Exchange Potentials in Kohn-Sham Theory

Speaker

Nikitas Gidopoulos
Durham University

Time and Place

Thursday, 6 February 2014 - 11:00am
CSEC Seminar Room

Abstract 

I shall present work which is a collaboration with Tom Hollins and Stewart Clark from Durham University and Keith Refson from STFC. In this talk my intention is to rethink what we believe we know about the Hartree-Fock (HF) approximation in the theory of electronic structure. I shall present and discuss the results of a series of calculations. Conceptually, these calculations are easy to understand: we calculate the HF ground state Slater determinant (Phi) for a system and then we calculate the ground state single-particle density of Phi. Then, we use a simple algorithm to "invert" the HF single-particle density in order to obtain the local single-particle potential, whose ground state Slater determinant (different from Phi) has the same density as Phi. Finally, we study the band structure of this local potential for the various systems of interest. We have applied this method to a number of representative systems where either the HF approximation or the common, local, density functional theory (DFT) approximations (or both) fail to give a qualitatively correct band structure. For example, HF predicts every system to be insulating, including simple metals, that are predicted to be semi-metallic. Typically, the lack of screening is thought to be cause of this anomaly. Semi-conductors are also predicted to have a large gap. On the other hand, common approximations (LDA-GGA) in DFT are accurate for metals but predict too small band gaps for semi-conductors and also give too small or zero band gaps for some transition-metal oxides that are antiferromagnetic insulators.

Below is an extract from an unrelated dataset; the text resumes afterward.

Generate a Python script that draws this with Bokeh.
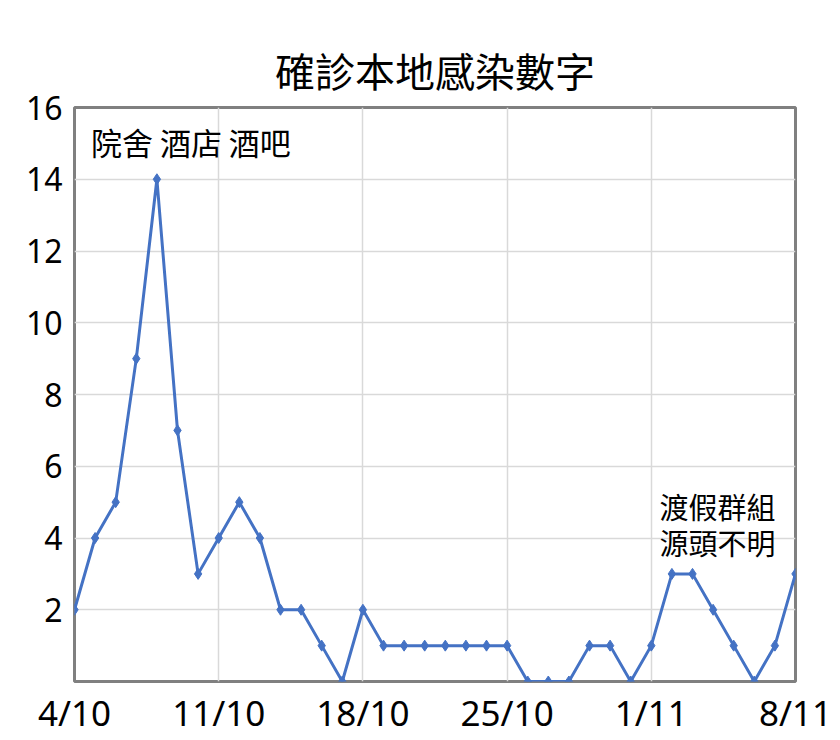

We will see that the method gives a reasonably accurate description for all these systems, despite the fact that the underlying theoretical model is the HF approximation and no correlation effects are included in the calculations. (Defining correlation as whatever is added beyond a HF calculation.) In fact, we exploit the benefit of treating exchange accurately, but with a local single-particle potential, rather than a non-local one.